Friday, July 26, 2019

Boeing's Corporate Suicide

Boeing believed that development of the 787 Dreamliner was a "bet the company decision". As things turned out, after a rocky start, it was a bet that will probably pay off. But the company took another "bet the company" decision that looks like it may not pay off, and it may well take the company with it. Below the fold, the details.

The 737 has been in airline service since 1968. Thirteen years ago, Boeing was predicting that they would develop an all-new replacement:
Boeing's next big project will be to come up with a replacement for the 737; the new plane is expected to draw on Dreamliner technology.
Instead, after struggling to deliver the 787, Boeing proceeded to bet the company again by deciding in 2011 to delay the all-new 737 replacement until the 2030s, and announced yet another stretch on the then 47-year-old 737, the 737 MAX. At the time it probably wasn't obvious that this was a "bet the company" decision.

On September 24th 2011 the Seattle Times's Dominic Gates reported that Boeing celebrates 787 delivery as program’s costs top $32 billion:
Boeing is set to deliver the first 787 Dreamliner to All Nippon Airways (ANA) of Japan on Sunday in Everett, but it’s far from the end of the journey for a jet that has reshaped the company.

To reach this milestone, the company has spent a staggering amount: A conservative estimate by The Seattle Times puts Boeing’s total investment on the program so far at more than $32 billion.

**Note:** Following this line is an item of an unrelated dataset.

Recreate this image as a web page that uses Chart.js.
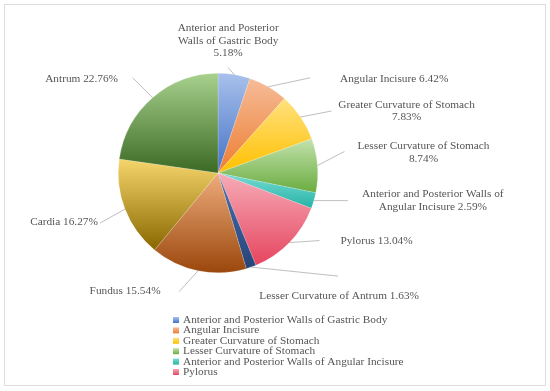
<!DOCTYPE html>
<html>
<head>
<meta charset="utf-8">
<script src="https://cdn.jsdelivr.net/npm/chart.js@4"></script>
<style>
  html, body { margin: 0; padding: 0; background: #fff; }
  canvas { display: block; }
</style>
</head>
<body>
<canvas id="chart" width="550" height="391"></canvas>
<script>
const categories = [
  "Anterior and Posterior Walls of Gastric Body",
  "Angular Incisure",
  "Greater Curvature of Stomach",
  "Lesser Curvature of Stomach",
  "Anterior and Posterior Walls of Angular Incisure",
  "Pylorus",
  "Lesser Curvature of Antrum",
  "Fundus",
  "Cardia",
  "Antrum"
];
const shares = [5.18, 6.42, 7.83, 8.74, 2.59, 13.04, 1.63, 15.54, 16.27, 22.76];
const legendCount = 6; // the legend box in the original only shows the first six

// gradient per slice: light at the top of the slice, base colour at the bottom
const topColors = ["#a9c1ec", "#f6bc98", "#ffe17e", "#c3e2ad", "#78dcd4", "#f6acb8", "#4b6fb0", "#efac7c", "#f6d66c", "#a8d18e"];
const bottomColors = ["#4472c4", "#ed7d31", "#ffc000", "#6aac3f", "#27b3a7", "#e6455e", "#264478", "#9a470c", "#886700", "#3b6a24"];

// where each data label sits, relative to the outer edge of its slice
const labelSpots = [
  { dx: -6, dy: -34, ex: -6, ey: -7, wrap: 110 },
  { dx: 126, dy: -8, ex: 42, ey: -9, wrap: 200 },
  { dx: 106, dy: -6, ex: 31, ey: -6, wrap: 148 },
  { dx: 106, dy: -13, ex: 27, ey: -14, wrap: 148 },
  { dx: 119, dy: 0, ex: 34, ey: 0, wrap: 152 },
  { dx: 87, dy: -2, ex: 30, ey: -2, wrap: 200 },
  { dx: 88, dy: 29, ex: 87, ey: 9, wrap: 200 },
  { dx: -73, dy: 20, ex: -19, ey: 21, wrap: 200 },
  { dx: -61, dy: 13, ex: -25, ey: 14, wrap: 200 },
  { dx: -71, dy: -19, ex: -20, ey: -20, wrap: 200 }
];

const textColor = "#555555";
const textFont = "11.3px 'Liberation Serif'";

function sliceFill(ctx) {
  const chart = ctx.chart;
  const area = chart.chartArea;
  const i = ctx.dataIndex;
  if (!area) return bottomColors[i];
  const cx = (area.left + area.right) / 2;
  const cy = (area.top + area.bottom) / 2;
  const r = Math.min(area.right - area.left, area.bottom - area.top) / 2;
  const total = shares.reduce((a, b) => a + b, 0);
  let before = 0;
  for (let k = 0; k < i; k++) before += shares[k];
  const a0 = -Math.PI / 2 + before / total * 2 * Math.PI;
  const a1 = a0 + shares[i] / total * 2 * Math.PI;
  let yMin = cy, yMax = cy;
  for (let s = 0; s <= 30; s++) {
    const y = cy + r * Math.sin(a0 + (a1 - a0) * s / 30);
    yMin = Math.min(yMin, y);
    yMax = Math.max(yMax, y);
  }
  const g = chart.ctx.createLinearGradient(0, yMin, 0, yMax);
  g.addColorStop(0, topColors[i]);
  g.addColorStop(1, bottomColors[i]);
  return g;
}

function wrapText(ctx, text, maxW) {
  const words = text.split(" ");
  const lines = [];
  let line = "";
  words.forEach(w => {
    const test = line ? line + " " + w : w;
    if (line && ctx.measureText(test).width > maxW) {
      lines.push(line);
      line = w;
    } else {
      line = test;
    }
  });
  if (line) lines.push(line);
  return lines;
}

const framePlugin = {
  id: "frame",
  beforeDraw(chart) {
    const ctx = chart.ctx;
    ctx.save();
    ctx.fillStyle = "#fff";
    ctx.fillRect(0, 0, chart.width, chart.height);
    ctx.strokeStyle = "#dedede";
    ctx.lineWidth = 1;
    ctx.strokeRect(4.5, 4.5, 541, 381);
    ctx.restore();
  }
};

const labelPlugin = {
  id: "sliceLabels",
  afterDatasetsDraw(chart) {
    const ctx = chart.ctx;
    const meta = chart.getDatasetMeta(0);
    ctx.save();
    ctx.font = textFont;
    ctx.fillStyle = textColor;
    ctx.textAlign = "center";
    ctx.textBaseline = "middle";
    meta.data.forEach((arc, i) => {
      const spot = labelSpots[i];
      const mid = (arc.startAngle + arc.endAngle) / 2;
      const ax = arc.x + Math.cos(mid) * arc.outerRadius;
      const ay = arc.y + Math.sin(mid) * arc.outerRadius;

      ctx.strokeStyle = "#bfbfbf";
      ctx.lineWidth = 1;
      ctx.beginPath();
      ctx.moveTo(ax, ay);
      ctx.lineTo(ax + spot.ex, ay + spot.ey);
      ctx.stroke();

      const text = categories[i] + " " + shares[i].toFixed(2) + "%";
      const lines = wrapText(ctx, text, spot.wrap);
      const lh = 12.5;
      const y0 = ay + spot.dy - (lines.length - 1) * lh / 2;
      lines.forEach((ln, k) => ctx.fillText(ln, ax + spot.dx, y0 + k * lh));
    });
    ctx.restore();
  }
};

const legendPlugin = {
  id: "boxLegend",
  afterDraw(chart) {
    const ctx = chart.ctx;
    ctx.save();
    ctx.font = textFont;
    ctx.fillStyle = textColor;
    ctx.textAlign = "left";
    ctx.textBaseline = "middle";
    for (let i = 0; i < legendCount; i++) {
      const y = 320 + i * 10.4;
      const g = ctx.createLinearGradient(0, y - 3, 0, y + 3);
      g.addColorStop(0, topColors[i]);
      g.addColorStop(1, bottomColors[i]);
      ctx.fillStyle = g;
      ctx.fillRect(173, y - 3, 6, 6);
      ctx.fillStyle = textColor;
      ctx.fillText(categories[i], 183, y);
    }
    ctx.restore();
  }
};

new Chart(document.getElementById("chart"), {
  type: "pie",
  data: {
    labels: categories,
    datasets: [{
      data: shares,
      backgroundColor: sliceFill,
      borderColor: "rgba(255,255,255,0.35)",
      borderWidth: 0.5
    }]
  },
  options: {
    responsive: false,
    animation: false,
    layout: { padding: { left: 118, right: 232, top: 73, bottom: 118 } },
    plugins: {
      legend: { display: false },
      tooltip: { enabled: false }
    }
  },
  plugins: [framePlugin, labelPlugin, legendPlugin]
});
</script>
</body>
</html>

That massive sum, half spent on development costs and half on manufacturing the jets already built, means profitability for the plane won’t come before well into the 2020s — if ever.
Last Wednesday, Chris Isidore reported that Boeing says it might have to shut down 737 Max production:
Boeing CEO Dennis Muilenburg warned investors Wednesday that the company might need to further slow or temporarily halt its 737 Max production.

Boeing has continued to build the 737 Max, its bestselling jet, although at a slower pace. The plane has been grounded since mid-March because of two fatal crashes that killed more than 300 people. Boeing hopes to get approval for the plane to fly again sometime early in the fourth quarter. Muilenburg said any further delays in approval to fly the 737 Max again could jeopardize its production. A further slowdown or temporary shutdown of 737 Max production is "not something we want to do, but an alternative that we have to prepare for," Muilenburg told investors on a conference call. He said the company needs to prepare for that "to make sure we've covered all scenarios."

It is unclear when the 737 Max will be allowed to return to service. Boeing is working on a software fix to a safety system which is believed to have caused the two crashes. But it says it won't be able to present that fix to aviation authorities until September at the earliest, and it hopes to have a certification flight in October.
Fixing the software may not solve the problem. Even if and when the plane is re-certified it is likely that pilots will need to be re-trained to fly it, costing Boeing $1M/plane for Southwest alone. But the reason the software fix is taking forever is explained in Peter Robison's Boeing's 737 Max Software Outsourced to $9-an-Hour Engineers:
Increasingly, the iconic American planemaker and its subcontractors have relied on temporary workers making as little as $9 an hour to develop and test software, often from countries lacking a deep background in aerospace -- notably India.
...
Rabin, the former software engineer, recalled one manager saying at an all-hands meeting that Boeing didn’t need senior engineers because its products were mature. “I was shocked that in a room full of a couple hundred mostly senior engineers we were being told that we weren’t needed,” said Rabin, who was laid off in 2015.
Boeing's cost-cutting means it lacks the necessary in-house software expertise to develop and QA the fix.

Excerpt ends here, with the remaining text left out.